Data shown:

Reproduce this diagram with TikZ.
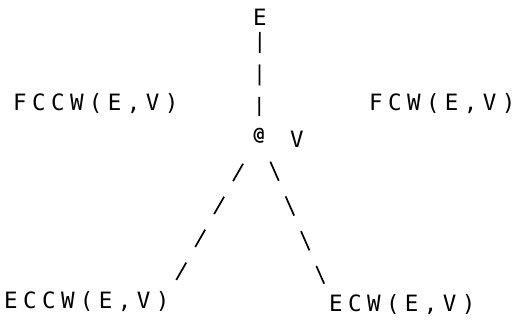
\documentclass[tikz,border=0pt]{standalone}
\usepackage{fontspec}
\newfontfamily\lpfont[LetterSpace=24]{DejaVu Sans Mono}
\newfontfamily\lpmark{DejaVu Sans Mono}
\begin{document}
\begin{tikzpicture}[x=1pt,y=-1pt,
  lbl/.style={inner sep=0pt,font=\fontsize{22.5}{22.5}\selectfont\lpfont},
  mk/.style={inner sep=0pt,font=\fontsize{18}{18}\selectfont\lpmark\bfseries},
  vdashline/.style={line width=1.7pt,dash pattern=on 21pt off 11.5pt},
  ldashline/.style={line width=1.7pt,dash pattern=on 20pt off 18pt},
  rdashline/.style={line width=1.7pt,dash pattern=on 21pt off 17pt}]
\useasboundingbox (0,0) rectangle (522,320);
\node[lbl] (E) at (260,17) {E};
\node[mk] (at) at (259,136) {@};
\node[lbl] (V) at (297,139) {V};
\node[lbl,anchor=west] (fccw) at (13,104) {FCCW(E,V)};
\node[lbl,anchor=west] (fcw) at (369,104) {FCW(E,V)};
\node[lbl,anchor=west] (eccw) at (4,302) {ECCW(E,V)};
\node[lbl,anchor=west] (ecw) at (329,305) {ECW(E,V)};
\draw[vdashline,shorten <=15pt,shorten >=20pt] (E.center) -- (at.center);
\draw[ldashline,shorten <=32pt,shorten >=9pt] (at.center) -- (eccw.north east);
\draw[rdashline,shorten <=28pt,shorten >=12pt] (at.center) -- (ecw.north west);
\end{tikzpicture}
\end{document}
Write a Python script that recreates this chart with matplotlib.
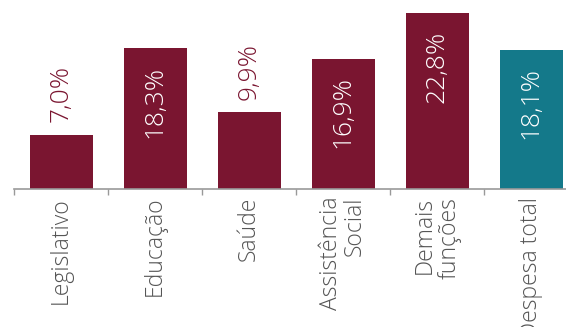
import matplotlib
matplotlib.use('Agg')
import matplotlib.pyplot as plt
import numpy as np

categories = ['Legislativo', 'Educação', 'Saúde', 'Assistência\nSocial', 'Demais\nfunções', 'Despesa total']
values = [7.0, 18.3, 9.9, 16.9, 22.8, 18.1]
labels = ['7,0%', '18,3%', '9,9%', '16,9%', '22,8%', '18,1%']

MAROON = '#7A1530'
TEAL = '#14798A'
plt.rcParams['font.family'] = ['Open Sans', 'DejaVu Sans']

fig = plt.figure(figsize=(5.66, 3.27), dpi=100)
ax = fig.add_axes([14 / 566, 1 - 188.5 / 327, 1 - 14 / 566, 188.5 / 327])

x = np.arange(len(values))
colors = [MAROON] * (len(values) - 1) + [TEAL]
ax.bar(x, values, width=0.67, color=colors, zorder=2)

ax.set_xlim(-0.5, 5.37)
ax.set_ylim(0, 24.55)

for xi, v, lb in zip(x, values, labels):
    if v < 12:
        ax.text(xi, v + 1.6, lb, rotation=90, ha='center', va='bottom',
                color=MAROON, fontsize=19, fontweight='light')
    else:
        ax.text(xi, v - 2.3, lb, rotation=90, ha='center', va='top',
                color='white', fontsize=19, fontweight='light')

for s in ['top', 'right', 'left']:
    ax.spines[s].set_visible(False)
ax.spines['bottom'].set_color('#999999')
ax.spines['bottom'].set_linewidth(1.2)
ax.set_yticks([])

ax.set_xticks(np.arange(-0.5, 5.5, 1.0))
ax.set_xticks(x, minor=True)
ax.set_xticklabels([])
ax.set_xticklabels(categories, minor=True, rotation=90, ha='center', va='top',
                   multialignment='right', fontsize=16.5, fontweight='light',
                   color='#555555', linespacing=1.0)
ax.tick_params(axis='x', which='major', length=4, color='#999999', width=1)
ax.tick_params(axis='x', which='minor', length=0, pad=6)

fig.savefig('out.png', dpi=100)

Aim of the exercise:
Pick out and copy the lines of the entries that hold the string "with".

Full response:
Reproduce this diagram with TikZ.
Write a Python script that recreates this chart with matplotlib.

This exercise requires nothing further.